The parliament of the Yugoslav federation has agreed to consign Yugoslavia to the history books and create a new nation.

The new state will be called Serbia and Montenegro.

The vote in parliament followed recent approval of the constitutional charter by the local parliaments of Serbia and Montenegro. It was seen as the last nail in the coffin of Yugoslavia.

The country was a former kingdom that became a Communist-run, six-republic federation at the end of World War II. It existed unchanged until the early 1990s, when it started breaking up in a series of wars in which more than 200,000 people died.

By 1992, only Serbia and Montenegro remained in Yugoslavia, and there were fears in recent years that these two republics would go to war as well.

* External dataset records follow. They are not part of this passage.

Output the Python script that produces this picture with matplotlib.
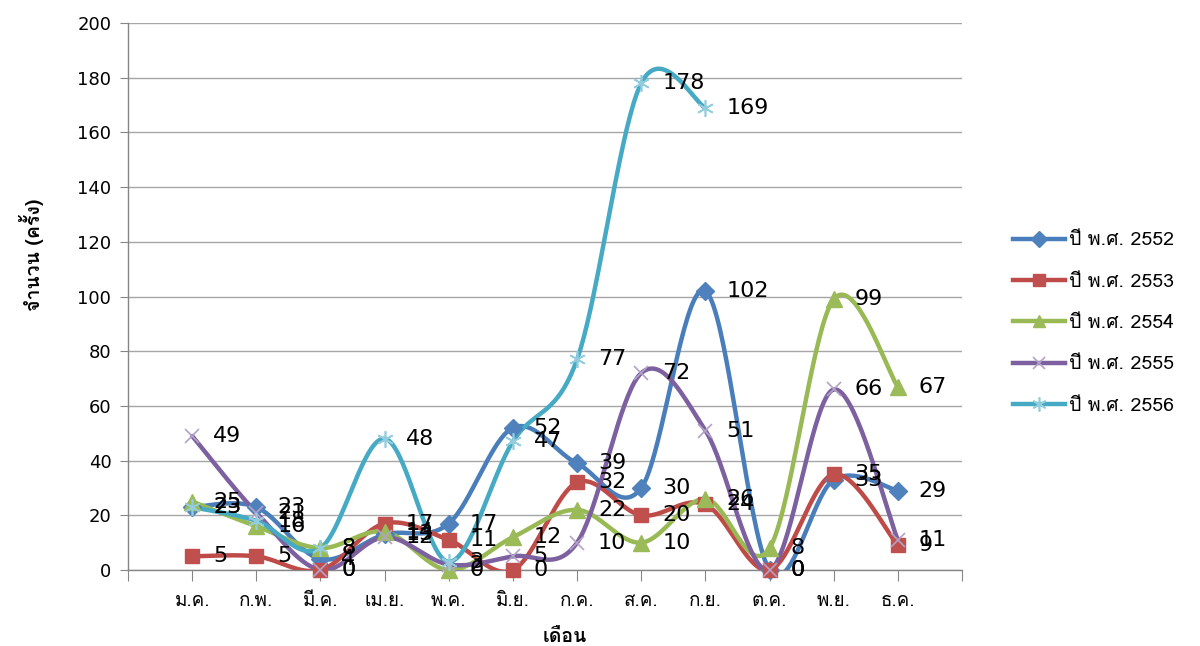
import numpy as np
import matplotlib
matplotlib.use("Agg")
import matplotlib.pyplot as plt
from matplotlib import font_manager, ft2font
from matplotlib.lines import Line2D

# ---------------- data ----------------
months = ["", "ม.ค.", "ก.พ.", "มี.ค.", "เม.ย.", "พ.ค.", "มิ.ย.", "ก.ค.",
          "ส.ค.", "ก.ย.", "ต.ค.", "พ.ย.", "ธ.ค.", ""]
series_names = ["ปี พ.ศ. 2552", "ปี พ.ศ. 2553", "ปี พ.ศ. 2554",
                "ปี พ.ศ. 2555", "ปี พ.ศ. 2556"]
y2552 = [23, 23, 4, 13, 17, 52, 39, 30, 102, 0, 33, 29]
y2553 = [5, 5, 0, 17, 11, 0, 32, 20, 24, 0, 35, 9]
y2554 = [25, 16, 8, 14, 0, 12, 22, 10, 26, 8, 99, 67]
y2555 = [49, 21, 0, 12, 2, 5, 10, 72, 51, 0, 66, 11]
y2556 = [23, 18, 8, 48, 3, 47, 77, 178, 169]
y_ticks = [0, 20, 40, 60, 80, 100, 120, 140, 160, 180, 200]

# ---------------- fonts ----------------
thai_family = None
for f in font_manager.fontManager.ttflist:
    try:
        cm = ft2font.FT2Font(f.fname).get_charmap()
        if 0x0E01 in cm and 0x0E33 in cm and 0x0E49 in cm:
            thai_family = f.name
            break
    except Exception:
        pass
families = ([thai_family] if thai_family else []) + ["DejaVu Sans"]
plt.rcParams["font.family"] = families

# ---------------- helpers ----------------
def smooth(xs, ys, n=40):
    xs = np.asarray(xs, float)
    ys = np.asarray(ys, float)
    P = np.column_stack([xs, ys])
    out = []
    m = len(P)
    for i in range(m - 1):
        p0 = P[i - 1] if i > 0 else P[i]
        p1 = P[i]
        p2 = P[i + 1]
        p3 = P[i + 2] if i + 2 < m else P[i + 1]
        c1 = p1 + (p2 - p0) / 6.0
        c2 = p2 - (p3 - p1) / 6.0
        t = np.linspace(0, 1, n)[:, None]
        seg = ((1 - t) ** 3) * p1 + 3 * ((1 - t) ** 2) * t * c1 + \
              3 * (1 - t) * t ** 2 * c2 + t ** 3 * p2
        out.append(seg if i == 0 else seg[1:])
    c = np.vstack(out)
    return c[:, 0], c[:, 1]

styles = [
    dict(line="#4A7EBB", marker="D", mfc="#4F81BD", mec="#4F81BD", ms=9, mew=1),
    dict(line="#BE4B48", marker="s", mfc="#C0504D", mec="#C0504D", ms=10, mew=1),
    dict(line="#98B954", marker="^", mfc="#9BBB59", mec="#9BBB59", ms=11, mew=1),
    dict(line="#7D60A0", marker="x", mfc="none", mec="#B3A2C7", ms=10, mew=1.2),
    dict(line="#46AAC5", marker=(6, 2, 0), mfc="none", mec="#93CDDD", ms=12, mew=1.2),
]
all_series = [y2552, y2553, y2554, y2555, y2556]

# ---------------- figure ----------------
fig = plt.figure(figsize=(12, 6.46), dpi=100)
ax = fig.add_axes([128 / 1200, 1 - 570 / 646, (962 - 128) / 1200, (570 - 23) / 646])

ax.set_xlim(0, len(months) - 1)
ax.set_ylim(0, 200)
ax.set_yticks(y_ticks)
ax.set_yticklabels([str(v) for v in y_ticks], fontsize=13, family="DejaVu Sans")
ax.set_xticks(range(len(months)))
ax.set_xticklabels(months, fontsize=13.5)
ax.tick_params(axis="x", length=8, color="#868686", pad=8)
ax.tick_params(axis="y", length=6, color="#868686", pad=6)
ax.grid(axis="y", color="#A6A6A6", lw=1)
ax.set_axisbelow(True)
for s in ["top", "right"]:
    ax.spines[s].set_visible(False)
for s in ["left", "bottom"]:
    ax.spines[s].set_color("#868686")
    ax.spines[s].set_linewidth(1)

handles = []
for vals, st, name in zip(all_series, styles, series_names):
    xs = np.arange(1, len(vals) + 1)
    sx, sy = smooth(xs, vals)
    ax.plot(sx, sy, color=st["line"], lw=3.2, solid_capstyle="round", zorder=3)
    ax.plot(xs, vals, ls="none", marker=st["marker"], ms=st["ms"],
            mfc=st["mfc"], mec=st["mec"], mew=st["mew"], clip_on=False, zorder=4)
    handles.append(Line2D([], [], color=st["line"], lw=3.2, marker=st["marker"],
                          ms=st["ms"] * 0.85, mfc=st["mfc"], mec=st["mec"],
                          mew=st["mew"], label=name))

for vals in all_series:
    for x, v in zip(range(1, len(vals) + 1), vals):
        ax.annotate(str(v), (x, v), xytext=(15, 0), textcoords="offset points",
                    ha="left", va="center", fontsize=16, color="black",
                    family="DejaVu Sans", zorder=6, annotation_clip=False)

fig.legend(handles=handles, loc="center left", bbox_to_anchor=(1005 / 1200, 1 - 323 / 646),
           frameon=False, fontsize=14, handlelength=2.7, labelspacing=1.2,
           handletextpad=0.2, borderaxespad=0)

fig.text(32 / 1200, 1 - 255 / 646, "จำนวน (ครั้ง)", rotation=90, ha="center",
         va="center", fontsize=14, fontweight="bold")
fig.text(565 / 1200, 1 - 637 / 646, "เดือน", ha="center", va="center",
         fontsize=14, fontweight="bold")

fig.savefig("out.png", dpi=100)
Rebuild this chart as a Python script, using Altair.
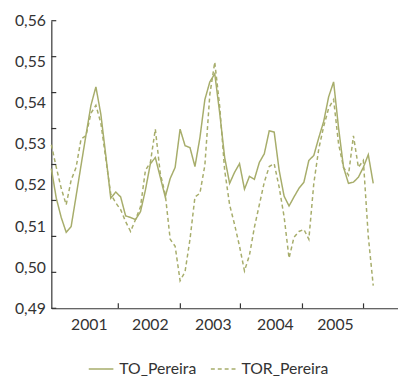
import altair as alt
import pandas as pd

TO_Pereira = [0.5240, 0.5168, 0.5121, 0.5085, 0.5099, 0.5173, 0.5248, 0.5322, 0.5394, 0.5439,
              0.5372, 0.5272, 0.5168, 0.5183, 0.5171, 0.5125, 0.5121, 0.5116, 0.5135, 0.5188,
              0.5252, 0.5267, 0.5219, 0.5171, 0.5216, 0.5243, 0.5336, 0.5296, 0.5291, 0.5245,
              0.5315, 0.5408, 0.5451, 0.5471, 0.5375, 0.5267, 0.5204, 0.5231, 0.5252, 0.5190,
              0.5221, 0.5214, 0.5255, 0.5276, 0.5332, 0.5329, 0.5236, 0.5173, 0.5149, 0.5171,
              0.5192, 0.5207, 0.5260, 0.5272, 0.5315, 0.5355, 0.5415, 0.5451, 0.5339, 0.5243,
              0.5204, 0.5207, 0.5219, 0.5243, 0.5274, 0.5204]
TOR_Pereira = [0.5298, 0.5243, 0.5192, 0.5152, 0.5212, 0.5243, 0.5312, 0.5320, 0.5375, 0.5394,
               0.5351, 0.5264, 0.5178, 0.5157, 0.5140, 0.5111, 0.5087, 0.5116, 0.5147, 0.5236,
               0.5255, 0.5336, 0.5228, 0.5178, 0.5068, 0.5051, 0.4967, 0.4989, 0.5068, 0.5171,
               0.5180, 0.5248, 0.5420, 0.5499, 0.5391, 0.5236, 0.5152, 0.5104, 0.5051, 0.4991,
               0.5029, 0.5097, 0.5152, 0.5207, 0.5245, 0.5252, 0.5195, 0.5123, 0.5022, 0.5073,
               0.5087, 0.5092, 0.5068, 0.5204, 0.5288, 0.5343, 0.5387, 0.5408, 0.5300, 0.5243,
               0.5224, 0.5320, 0.5243, 0.5260, 0.5075, 0.4955]
series_names = ["TO_Pereira", "TOR_Pereira"]

# Axis labels / tick positions (in month-index units and value units)
year_labels = ["2001", "2002", "2003", "2004", "2005"]
year_label_pos = [7.56, 19.89, 32.61, 45.14, 57.27]
year_tick_pos = [13.52, 26.05, 38.18, 50.71, 63.04]
y_label_values = [0.49, 0.50, 0.51, 0.52, 0.53, 0.54, 0.55, 0.56]
y_tick_values = [0.49, 0.49875, 0.5075, 0.51625, 0.525, 0.53375, 0.5425, 0.55125, 0.56]

rows = []
for i, v in enumerate(TO_Pereira):
    rows.append({"t": i, "value": v, "series": series_names[0]})
for i, v in enumerate(TOR_Pereira):
    rows.append({"t": i, "value": v, "series": series_names[1]})
df = pd.DataFrame(rows)

W, H = 352, 292
FONT = "Lato"
TXT = "#333333"
LINE = "#a7ad6b"

x_scale = alt.Scale(domain=[0, 70], nice=False, zero=False)
y_scale = alt.Scale(domain=[0.49, 0.56], nice=False, zero=False)

x_label_expr = "{}[indexof({}, datum.value)]".format(
    "[" + ",".join("'%s'" % s for s in year_labels) + "]",
    "[" + ",".join(repr(p) for p in year_label_pos) + "]",
)
x_axis = alt.Axis(values=year_label_pos, labelExpr=x_label_expr, ticks=False, grid=False,
                  title=None, labelFont=FONT, labelFontSize=16, labelColor=TXT,
                  labelPadding=9, labelOverlap=False, labelFlush=False,
                  domainColor=TXT, domainWidth=1.2)
y_axis = alt.Axis(values=y_label_values,
                  labelExpr="replace(format(datum.value, '.2f'), '.', ',')",
                  ticks=False, grid=False, title=None, labelFont=FONT, labelFontSize=16,
                  labelColor=TXT, labelPadding=6, labelOverlap=False, labelFlush=False,
                  domainColor=TXT, domainWidth=1.2)

legend = alt.Legend(orient="none", legendX=37, legendY=340,
                    direction="horizontal", title=None,
                    symbolType="stroke", symbolSize=625,
                    symbolStrokeWidth=1.5, labelFont=FONT,
                    labelFontSize=16, labelColor=TXT, labelOffset=5,
                    columnPadding=11, padding=0)

lines = alt.Chart(df).mark_line(strokeWidth=1.5).encode(
    x=alt.X("t:Q", scale=x_scale, axis=x_axis),
    y=alt.Y("value:Q", scale=y_scale, axis=y_axis),
    color=alt.Color("series:N", scale=alt.Scale(domain=series_names, range=[LINE, LINE]),
                    legend=legend),
    strokeDash=alt.StrokeDash("series:N",
                              scale=alt.Scale(domain=series_names, range=[[1, 0], [4, 3]]),
                              legend=legend),
)

ytick_df = pd.DataFrame({"v": y_tick_values})
yticks = alt.Chart(ytick_df).mark_rule(color=TXT, strokeWidth=1.2).encode(
    y=alt.Y("v:Q", scale=y_scale, axis=y_axis),
    x=alt.value(0),
    x2=alt.value(5),
)

xtick_df = pd.DataFrame({"p": year_tick_pos})
xticks = alt.Chart(xtick_df).mark_rule(color=TXT, strokeWidth=1.2).encode(
    x=alt.X("p:Q", scale=x_scale, axis=x_axis),
    y=alt.value(H),
    y2=alt.value(H - 5),
)

chart = alt.layer(lines, yticks, xticks).properties(
    width=W, height=H,
    autosize=alt.AutoSizeParams(type="none"),
    padding={"left": 44, "top": 10, "right": 0, "bottom": 76},
).configure_view(stroke=None)

chart.save("out.html", embed_options={"renderer": "svg", "actions": False})
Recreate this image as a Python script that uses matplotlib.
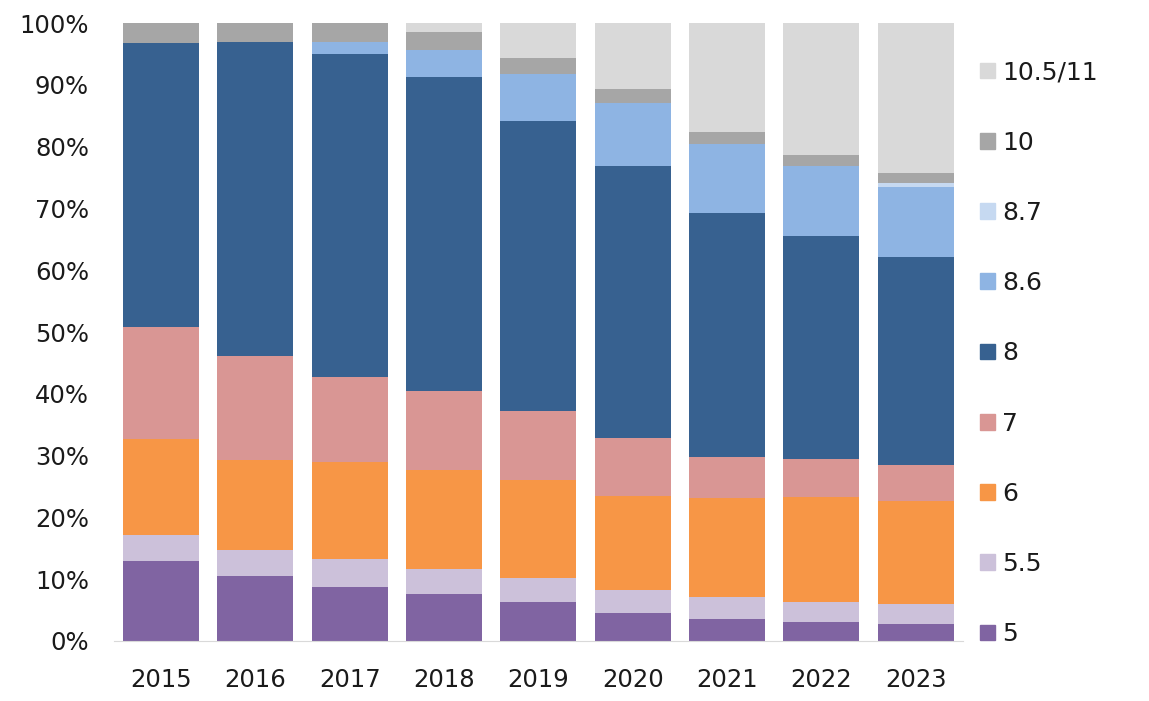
import numpy as np
import matplotlib.pyplot as plt
from matplotlib.patches import Patch

# データ（シェア %）
years = ["2015", "2016", "2017", "2018", "2019", "2020", "2021", "2022", "2023"]
labels = ["5", "5.5", "6", "7", "8", "8.6", "8.7", "10", "10.5/11"]
v5 = [12.9, 10.6, 8.8, 7.6, 6.3, 4.5, 3.6, 3.1, 2.8]
v55 = [4.3, 4.2, 4.5, 4.1, 3.9, 3.8, 3.5, 3.2, 3.2]
v6 = [15.5, 14.5, 15.7, 16.0, 15.8, 15.1, 16.1, 17.0, 16.6]
v7 = [18.1, 16.9, 13.8, 12.7, 11.2, 9.5, 6.5, 6.2, 5.9]
v8 = [46.0, 50.7, 52.2, 50.9, 47.0, 44.0, 39.6, 36.1, 33.7]
v86 = [0.0, 0.0, 1.9, 4.3, 7.6, 10.1, 11.2, 11.3, 11.2]
v87 = [0.0, 0.0, 0.0, 0.0, 0.0, 0.0, 0.0, 0.0, 0.7]
v10 = [3.2, 3.1, 3.1, 2.9, 2.6, 2.4, 1.9, 1.8, 1.7]
v105 = [0.0, 0.0, 0.0, 1.5, 5.6, 10.6, 17.6, 21.3, 24.2]

series = [v5, v55, v6, v7, v8, v86, v87, v10, v105]
colors = ["#8064A2", "#CCC1DA", "#F79646", "#D99694", "#376190",
          "#8EB4E3", "#C6D9F1", "#A6A6A6", "#D9D9D9"]

plt.rcParams['font.family'] = ['DejaVu Sans']

fig = plt.figure(figsize=(11.49, 7.01), dpi=100)
ax = fig.add_axes([0.0992, 0.0856, 0.7388, 0.8814])

x = np.arange(len(years))
bottom = np.zeros(len(years))
for vals, c in zip(series, colors):
    vals = np.array(vals)
    ax.bar(x, vals, 0.806, bottom=bottom, color=c)
    bottom += vals

ax.set_xlim(-0.5, len(years) - 0.5)
ax.set_ylim(0, 100)
ax.set_yticks(np.arange(0, 101, 10))
ax.set_yticklabels([f"{t}%" for t in range(0, 101, 10)])
ax.set_xticks(x)
ax.set_xticklabels(years)
ax.tick_params(axis='both', length=0, labelsize=17.5, colors='#1a1a1a')
ax.tick_params(axis='x', pad=19.5)
ax.tick_params(axis='y', pad=18)
for s in ['top', 'right', 'left']:
    ax.spines[s].set_visible(False)
ax.spines['bottom'].set_color('#D9D9D9')

handles = [Patch(color=c) for c in colors][::-1]
fig.legend(handles, labels[::-1], loc='center left', bbox_to_anchor=(0.833, 0.496),
           frameon=False, fontsize=18, handlelength=0.6, handleheight=0.6,
           handletextpad=0.3, labelspacing=1.85, labelcolor='#1a1a1a')

plt.savefig("out.png")
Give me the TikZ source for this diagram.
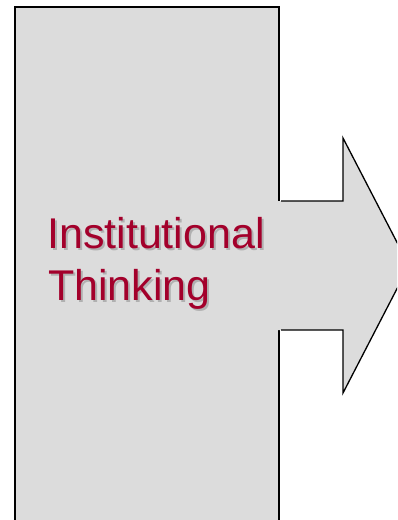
\documentclass[tikz,border=0pt]{standalone}
\usepackage{fontspec}
\setmainfont{Liberation Sans}
\definecolor{panelgray}{HTML}{DCDCDC}
\definecolor{titlered}{HTML}{A3002B}
\definecolor{shadowgray}{HTML}{B0B0B0}
\begin{document}
\begin{tikzpicture}[x=1pt,y=-1pt,
  outline/.style={draw=black,line width=1.3pt},
  titletext/.style={inner sep=0pt,anchor=base west,text=titlered,
    font=\fontsize{43}{52}\selectfont},
  shadowtext/.style={titletext,text=shadowgray}]
\useasboundingbox (0,0) rectangle (397,520);
\begin{scope}
\clip (0,0) rectangle (397,520);
% tall panel, running past the lower edge
\path[fill=panelgray,outline] (15,7) rectangle (279,540);
% block arrow leaving the panel; its fill hides the panel edge where they join
\path[fill=panelgray] (277.8,201) -- (343,201) -- (343,138) -- (409,265.5)
  -- (343,393) -- (343,330) -- (277.8,330) -- cycle;
\draw[outline,line join=miter] (281,201) -- (343,201) -- (343,138) -- (409,265.5)
  -- (343,393) -- (343,330) -- (281,330);
\end{scope}
% title with a soft drop shadow
\node[shadowtext] (s1) at (49,250) {Institutional};
\node[shadowtext] (s2) at (50,302) {Thinking};
\node[titletext] (t1) at (47,248) {Institutional};
\node[titletext] (t2) at (48,300) {Thinking};
\end{tikzpicture}
\end{document}
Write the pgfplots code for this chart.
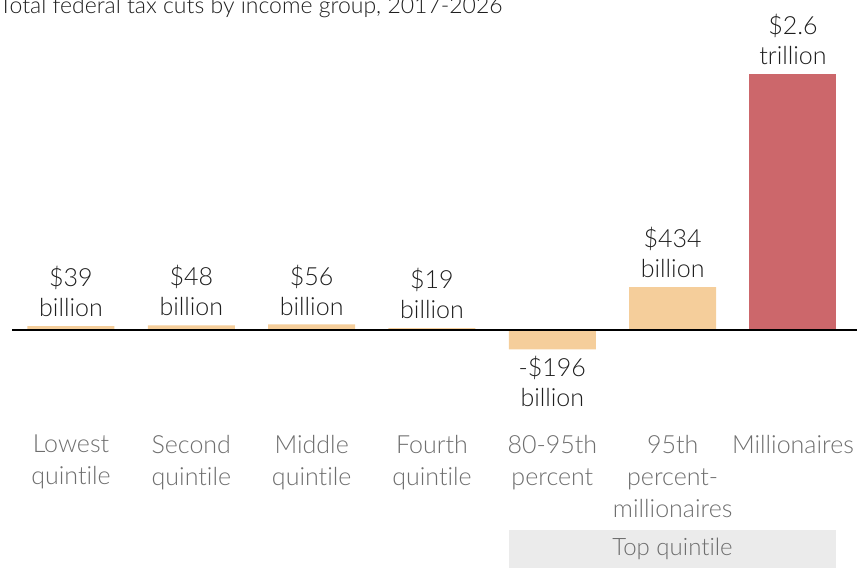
\documentclass[border=0pt]{standalone}
\usepackage{pgfplots}
\pgfplotsset{compat=1.18}
\usepackage{fontspec}
\setmainfont{Lato Light}[Ligatures=NoCommon]
\definecolor{barorange}{HTML}{F5CE9B}
\definecolor{barred}{HTML}{CC676B}
\definecolor{labelgray}{HTML}{6E6E6E}
\definecolor{ink}{HTML}{1E1E1E}
\definecolor{bandgray}{HTML}{EBEBEB}

\tikzset{
    vlab/.style={inner sep=0pt, align=center,
        text=ink, font=\fontsize{25}{30}\selectfont},
    clab/.style={anchor=north, inner sep=0pt, align=center,
        text=labelgray, font=\fontsize{25}{32}\selectfont},
}

\begin{document}
\begin{tikzpicture}
    \begin{axis}
        [
        width=857pt, height=568pt, scale only axis,
        xmin=-0.590, xmax=6.532,
        ymin=-2416, ymax=3350,
        axis lines=none, ticks=none,
        ybar, bar width=87pt, bar shift=0pt,
        clip=false,
        ]
        % band under the top quintile groups
        \fill[bandgray] (axis cs:3.640,-2030) rectangle (axis cs:6.358,-2416);

        \addplot[fill=barorange, draw=none] coordinates {
            (0,39) (1,48) (2,56) (3,19) (4,-196) (5,434)};
        \addplot[fill=barred, draw=none] coordinates {(6,2600)};

        \draw[black, line width=2.5pt] (axis cs:-0.49,0) -- (axis cs:6.532,0);

        % title (cut at the top, as in the source)
        \node[anchor=base west, inner sep=0pt, text=ink,
            font=\fontsize{23}{28}\selectfont]
            at (axis cs:-0.598,3208) {Total federal tax cuts by income group, 2017-2026};

        % value labels
        \node[vlab, anchor=south, yshift=9pt] at (axis cs:0,39) {\$39\\billion};
        \node[vlab, anchor=south, yshift=9pt] at (axis cs:1,48) {\$48\\billion};
        \node[vlab, anchor=south, yshift=9pt] at (axis cs:2,56) {\$56\\billion};
        \node[vlab, anchor=south, yshift=9pt] at (axis cs:3,19) {\$19\\billion};
        \node[vlab, anchor=north, yshift=-7pt] at (axis cs:4,-196) {-\$196\\billion};
        \node[vlab, anchor=south, yshift=9pt] at (axis cs:5,434) {\$434\\billion};
        \node[vlab, anchor=south, yshift=9pt] at (axis cs:6,2600) {\$2.6\\trillion};

        % category labels
        \node[clab] at (axis cs:0,-1066) {Lowest\\quintile};
        \node[clab] at (axis cs:1,-1066) {Second\\quintile};
        \node[clab] at (axis cs:2,-1066) {Middle\\quintile};
        \node[clab] at (axis cs:3,-1066) {Fourth\\quintile};
        \node[clab] at (axis cs:4,-1066) {80-95th\\percent};
        \node[clab] at (axis cs:5,-1066) {95th\\percent-\\millionaires};
        \node[clab] at (axis cs:6,-1066) {Millionaires};

        \node[inner sep=0pt, text=labelgray, font=\fontsize{24}{28}\selectfont]
            at (axis cs:4.999,-2223) {Top quintile};
    \end{axis}
    \pgfresetboundingbox
    \useasboundingbox (current axis.south west) rectangle (current axis.north east);
\end{tikzpicture}
\end{document}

The leadership of tiny Montenegro was growing increasingly restive under what it perceived as Serbian domination, but Serbia was reluctant to let the republic go its own way because without it, Serbia has no access to the sea.

But under a deal mediated by the European Union last year, independence was put on hold for at least three years, after which both republics could hold referendums on the issue.

The current agreement envisages a loose union linked solely by a small joint administration running defense and foreign affairs.

Serbia's capital, Belgrade, will remain the nation's capital, but some joint institutions will be based in Podgorica, the capital of Montenegro.

The European Union wants Serbia, with about 10 million people, and Montenegro, with just 650,000 to remain allied for the sake of stability in the Balkans.

Analysts say the formation of the new state is a key condition for the admission of Serbia and Montenegro into the Council of Europe and, later, the European Union.